Callahan picked up his speed toward the emergency-arrivals lounge. As he turned the corner, he saw Dr. Izo Gosha leaning over a burn victim. To stop now would draw more attention, so Harry plowed on, almost positive that Gosha would not notice another doctor, especially since the Oriental was sure the cop was still imprisoned in the dead wing. Just to make sure, Harry casually flipped the sheet over Suni’s face. He walked right by the crime boss without Gosha lifting an eyebrow.
Harry had almost gotten to the door when his cover was blown by a black nurse.
“Doctor, are you mad?” she asked from behind her desk in a strident voice. “Get that thing out of here. These are emergency patients!”
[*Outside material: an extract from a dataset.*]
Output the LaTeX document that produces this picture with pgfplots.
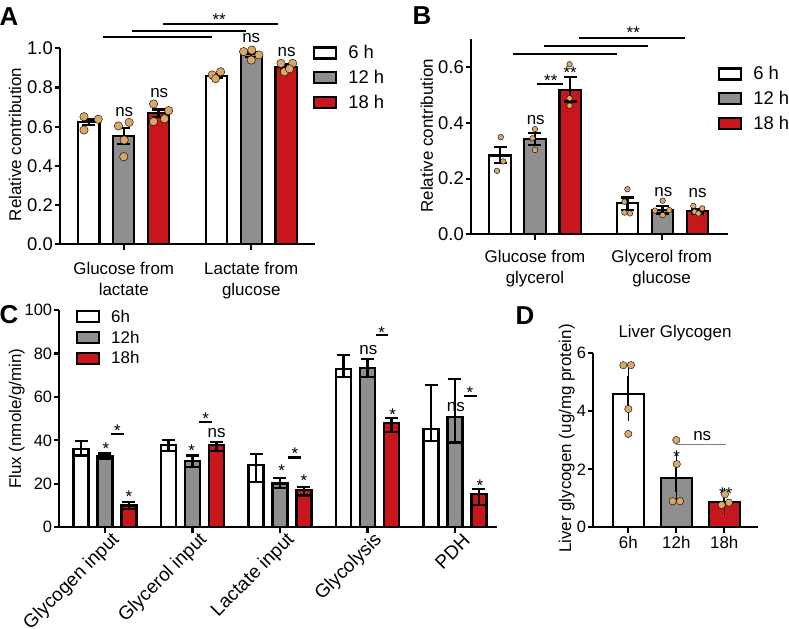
\documentclass[border=0pt]{standalone}
\usepackage{fontspec}
\setmainfont{Liberation Sans}
\usepackage{pgfplots}
\pgfplotsset{compat=1.18}

\definecolor{barred}{HTML}{C8161D}
\definecolor{bargray}{HTML}{8E8E90}
\definecolor{dotc}{HTML}{D9A766}
\newcommand\fs{\fontsize{17}{21}\selectfont}
\newcommand\fb{\fontsize{18.5}{22}\selectfont}
\newcommand\fsm{\fontsize{16.5}{20}\selectfont}

\pgfplotsset{
  gp/.style={
    scale only axis, anchor=south west, clip=false,
    axis x line=bottom, axis y line=left,
    axis line style={-, line width=2.2bp},
    tick style={black, line width=2.2bp},
    tick align=outside, major tick length=5.5bp,
    font=\fs, tick label style={font=\fs},
    /pgf/number format/assume math mode=true,
    yticklabel style={inner xsep=1.5bp},
    legend style={draw=none, fill=none, font=\fs, inner sep=0pt, legend cell align=left},
    legend image code/.code={\draw[##1, line width=2.2bp] (0bp,-5.5bp) rectangle (22bp,5.5bp);
      \path[draw=none, fill=none] (0bp,0bp) -- (32bp,0bp);},
  },
  bars/.style={forget plot, ybar, bar shift=0pt, bar width=#1, draw=black, line width=2.2bp,
    /pgfplots/error bars/y dir=both, /pgfplots/error bars/y explicit,
    /pgfplots/error bars/error bar style={line width=2.2bp, black},
    /pgfplots/error bars/error mark options={line width=2.2bp, black, mark size=6.5bp, rotate=90}},
  dots/.style={forget plot, only marks, mark=*, mark size=#1, mark options={fill=dotc, draw=none}},
}
\tikzset{
  star/.style={font=\fs, anchor=center, yshift=-3.6bp, inner sep=0pt},
  nsl/.style={font=\fs, anchor=center, inner sep=0pt},
  sig/.style={line width=2.2bp},
}

\begin{document}
\begin{tikzpicture}[x=1bp, y=1bp]
\useasboundingbox (0,0) rectangle (789,629);

% ---------------- A
\begin{axis}[gp, at={(60bp,384.7bp)}, width=255bp, height=196bp,
  xmin=-0.5, xmax=1.5, ymin=0, ymax=1,
  ytick={0,0.2,0.4,0.6,0.8,1},
  yticklabel style={font=\fb, /pgf/number format/.cd, fixed, fixed zerofill, precision=1},
  xtick={0,1}, xticklabels={{Glucose from\\lactate},{Lactate from\\glucose}},
  xticklabel style={align=center, yshift=-9bp},
  ylabel={Relative contribution},
  ylabel style={at={(axis description cs:-0.176,0.51)}, anchor=center},
  legend style={font=\fb, at={(0.992,1.025)}, anchor=north west, row sep=6bp}]
\addlegendimage{fill=white, draw=black}
\addlegendimage{fill=bargray, draw=black}
\addlegendimage{fill=barred, draw=black}
\legend{6 h, 12 h, 18 h}
\addplot[bars=0.167, fill=white] coordinates {(-0.273,0.622) +- (0,0.015) (0.727,0.86) +- (0,0.01)};
\addplot[bars=0.167, fill=bargray] coordinates {(0,0.552) +- (0,0.04) (1,0.969) +- (0,0.012)};
\addplot[bars=0.167, fill=barred] coordinates {(0.273,0.668) +- (0,0.02) (1.273,0.906) +- (0,0.012)};
\addplot[dots=4.2bp] coordinates {
 (-0.312,0.651) (-0.2,0.638) (-0.312,0.583)
 (-0.042,0.604) (0.042,0.622) (0,0.447) (0.003,0.532)
 (0.234,0.716) (0.352,0.682) (0.234,0.626) (0.32,0.64)
 (0.694,0.864) (0.76,0.88) (0.72,0.845)
 (0.94,0.983) (1.004,0.991) (1,0.94) (1.06,0.966)
 (1.233,0.923) (1.325,0.923) (1.26,0.88) (1.3,0.895)};
\draw[sig] (axis cs:-0.166,1.056) -- (axis cs:0.696,1.056);
\draw[sig] (axis cs:0.061,1.088) -- (axis cs:0.958,1.088);
\draw[sig] (axis cs:0.304,1.124) -- (axis cs:1.206,1.124);
\node[star] at (axis cs:0.749,1.165) {**};
\node[nsl] at (axis cs:0.004,0.677) {ns};
\node[nsl] at (axis cs:0.278,0.770) {ns};
\node[nsl] at (axis cs:1.0,1.054) {ns};
\node[nsl] at (axis cs:1.277,0.983) {ns};
\end{axis}

% ---------------- B
\begin{axis}[gp, at={(471bp,394.7bp)}, width=257.3bp, height=194.8bp,
  xmin=-0.505, xmax=1.526, ymin=0, ymax=0.7,
  ytick={0,0.2,0.4,0.6},
  yticklabel style={font=\fb, /pgf/number format/.cd, fixed, fixed zerofill, precision=1},
  xtick={0,1}, xticklabels={{Glucose from\\glycerol},{Glycerol from\\glucose}},
  xticklabel style={align=center, yshift=-7bp},
  ylabel={Relative contribution},
  ylabel style={at={(axis description cs:-0.172,0.506)}, anchor=center},
  legend style={font=\fb, at={(0.96,0.872)}, anchor=north west, row sep=6bp}]
\addlegendimage{fill=white, draw=black}
\addlegendimage{fill=bargray, draw=black}
\addlegendimage{fill=barred, draw=black}
\legend{6 h, 12 h, 18 h}
\addplot[bars=0.17, fill=white] coordinates {(-0.275,0.283) += (0,0.032) -= (0,0.028) (0.73,0.111) += (0,0.021) -= (0,0.024)};
\addplot[bars=0.17, fill=bargray] coordinates {(0,0.341) += (0,0.022) -= (0,0.02) (1.006,0.087) += (0,0.016) -= (0,0.012)};
\addplot[bars=0.17, fill=barred] coordinates {(0.279,0.519) += (0,0.045) -= (0,0.042) (1.283,0.084) += (0,0.008) -= (0,0.009)};
\addplot[dots=2.8bp] coordinates {
 (-0.27,0.349) (-0.3,0.228) (-0.25,0.262)
 (0,0.378) (0,0.303) (-0.02,0.345)
 (0.273,0.611) (0.273,0.489) (0.273,0.462)
 (0.73,0.162) (0.706,0.117) (0.706,0.078) (0.75,0.075)
 (1.008,0.121) (0.947,0.085) (1.06,0.087) (1.008,0.069)
 (1.25,0.102) (1.32,0.093) (1.26,0.081) (1.29,0.075)};
\draw[sig] (axis cs:-0.176,0.648) -- (axis cs:0.645,0.648);
\draw[sig] (axis cs:0.073,0.677) -- (axis cs:0.889,0.677);
\draw[sig] (axis cs:0.35,0.704) -- (axis cs:1.184,0.704);
\node[star] at (axis cs:0.776,0.737) {**};
\draw[sig] (axis cs:0.018,0.539) -- (axis cs:0.224,0.539);
\node[star] at (axis cs:0.125,0.565) {**};
\node[star] at (axis cs:0.278,0.593) {**};
\node[nsl] at (axis cs:0.006,0.411) {ns};
\node[nsl] at (axis cs:1.013,0.153) {ns};
\node[nsl] at (axis cs:1.284,0.147) {ns};
\end{axis}

% ---------------- C
\begin{axis}[gp, at={(59.3bp,101.7bp)}, width=437.4bp, height=217.3bp,
  xmin=-0.522, xmax=4.477, ymin=0, ymax=100,
  ytick={0,20,40,60,80,100},
  yticklabel style={font=\fsm},
  xtick={0,1,2,3,4},
  xticklabels={Glycogen input, Glycerol input, Lactate input, Glycolysis, PDH},
  xticklabel style={xshift=14bp, yshift=-2bp, rotate=45, anchor=east, font=\fontsize{19}{22}\selectfont},
  ylabel={Flux (nmole/g/min)},
  ylabel style={at={(axis description cs:-0.0974,0.5)}, anchor=center},
  legend style={at={(0.038,1.01)}, anchor=north west, row sep=3bp}]
\addlegendimage{fill=white, draw=black}
\addlegendimage{fill=bargray, draw=black}
\addlegendimage{fill=barred, draw=black}
\legend{6h, 12h, 18h}
\addplot[bars=0.171, fill=white] coordinates {
 (-0.274,36.0) += (0,3.7) -= (0,3.0)
 (0.726,37.9) += (0,2.4) -= (0,2.8)
 (1.726,28.7) += (0,5.2) -= (0,8.0)
 (2.726,72.7) += (0,6.6) -= (0,3.4)
 (3.726,45.2) += (0,20.3) -= (0,5.5)};
\addplot[bars=0.171, fill=bargray] coordinates {
 (0,32.8) += (0,1.2) -= (0,1.1)
 (1,30.5) += (0,2.5) -= (0,2.7)
 (2,20.2) += (0,2.5) -= (0,2.1)
 (3,73.2) += (0,4.1) -= (0,3.9)
 (4,50.8) += (0,17.3) -= (0,11.8)};
\addplot[bars=0.171, fill=barred] coordinates {
 (0.274,10.0) += (0,1.5) -= (0,1.6)
 (1.274,37.9) += (0,1.2) -= (0,2.9)
 (2.274,17.2) += (0,1.4) -= (0,2.6)
 (3.274,47.9) += (0,2.3) -= (0,3.9)
 (4.274,15.2) += (0,2.3) -= (0,4.9)};
\node[star] at (axis cs:0.011,37.9) {*};
\node[star] at (axis cs:0.274,15.6) {*};
\draw[sig] (axis cs:0.069,42.8) -- (axis cs:0.217,42.8);
\node[star] at (axis cs:0.141,46.3) {*};
\node[star] at (axis cs:0.99,37.1) {*};
\draw[sig] (axis cs:1.074,48.3) -- (axis cs:1.226,48.3);
\node[star] at (axis cs:1.15,51.7) {*};
\node[nsl] at (axis cs:1.276,43.6) {ns};
\node[star] at (axis cs:2.019,27.9) {*};
\node[star] at (axis cs:2.274,23.3) {*};
\draw[sig] (axis cs:2.095,32.1) -- (axis cs:2.236,32.1);
\node[star] at (axis cs:2.171,35.6) {*};
\node[nsl] at (axis cs:3.01,81.6) {ns};
\node[star] at (axis cs:3.288,53.5) {*};
\draw[sig] (axis cs:3.094,88.5) -- (axis cs:3.238,88.5);
\node[star] at (axis cs:3.162,91.1) {*};
\node[nsl] at (axis cs:4.011,55.5) {ns};
\node[star] at (axis cs:4.286,21.0) {*};
\draw[sig] (axis cs:4.103,60.4) -- (axis cs:4.248,60.4);
\node[star] at (axis cs:4.171,63.5) {*};
\end{axis}

% ---------------- D
\begin{axis}[gp, at={(593.3bp,101.7bp)}, width=165bp, height=174bp,
  xmin=-0.73, xmax=2.71, ymin=0, ymax=6,
  ytick={0,2,4,6},
  yticklabel style={font=\fsm},
  xtick={0,1,2}, xticklabels={6h, 12h, 18h},
  title={Liver Glycogen},
  title style={at={(axis description cs:0.495,1.08)}, anchor=center},
  ylabel={Liver glycogen (ug/mg protein)},
  ylabel style={at={(axis description cs:-0.161,0.51)}, anchor=center}]
\addplot[bars=0.652, fill=white, /pgfplots/error bars/error mark options={mark size=10bp}] coordinates {(0,4.6) += (0,0.6) -= (0,0.58)};
\addplot[bars=0.652, fill=bargray, /pgfplots/error bars/error mark options={mark size=10bp}] coordinates {(1,1.71) += (0,0.55) -= (0,0.48)};
\addplot[bars=0.652, fill=barred, /pgfplots/error bars/error mark options={mark size=10bp}] coordinates {(2,0.885) += (0,0.135) -= (0,0.115)};
\addplot[dots=3.7bp] coordinates {
 (-0.104,5.59) (0.056,5.59) (0,4.08) (0,3.22)
 (1,3.01) (1.01,2.18) (0.925,0.9) (1.077,0.9)
 (2.015,1.14) (1.946,0.77) (2.098,0.85)};
\node[star] at (axis cs:1.008,2.55) {*};
\node[star] at (axis cs:2.03,1.29) {**};
\draw[line width=1.2bp, gray] (axis cs:0.99,2.86) -- (axis cs:2.03,2.86);
\node[nsl] at (axis cs:1.54,3.16) {ns};
\end{axis}

\node[font=\fontsize{26}{30}\selectfont\bfseries] at (9,612) {A};
\node[font=\fontsize{26}{30}\selectfont\bfseries] at (422,613) {B};
\node[font=\fontsize{26}{30}\selectfont\bfseries] at (9,314) {C};
\node[font=\fontsize{26}{30}\selectfont\bfseries] at (525,313) {D};
\end{tikzpicture}
\end{document}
Immediately all the patients forgot their own wounds and wanted to know why it was so important to get “that thing out”. An instantaneous, concentrated babble went on with Harry right in the middle of it. He was about to push the stretcher out the glass door when he was blocked by a well-mea
ning intern.
“You need any help, Doctor?”
“No thank you,” said Harry quietly, hardly moving his lips off his teeth. “I was just leaving.”
“Not that way, you’re not!” the strident nurse called out, seemingly possessed of superhearing. “I’m surprised at you, Doctor, bringing a cadaver through emergency and trying to move it out the arrival door.”
The stupid nurse set the fuse, lit it, and then, for good measure, pushed the plunger. The emergency room went into an immediate uproar on top of its usual chaos. The shocked patients had no way of knowing that even a real corpse could not hurt them unless it was a bubonic-plague carrier. It was hardly explainable now. Gosha was practically forced to look up.
The Oriental did a double take on the back of Callahan’s head. He looked at the “doctor’s” feet, then excused himself, and hastily moved toward the hospital’s interior. Harry glanced over his shoulder at Gosha’s retreating figure.
“Is there anything I can do for you, Doctor?” the intern asked again.
“Yes,” said Harry sweetly, and then grabbed the man’s lapels. With a single sweeping throw, Harry hurled the intern right into the black nurse’s midsection. The man fell on his ass, but the woman was knocked back into her wheeled deck chair. She rolled back three feet, hit the side of a desk, and toppled over backward.
Callahan didn’t see her slapstick tumble. His mind working and his stomach twisting, he pushed Suni’s stretcher out the double doors and right into the back of a parked ambulance. As he secured her inside, the ambulance’s driver came running from the wall, a cup of coffee sloshing in his hand.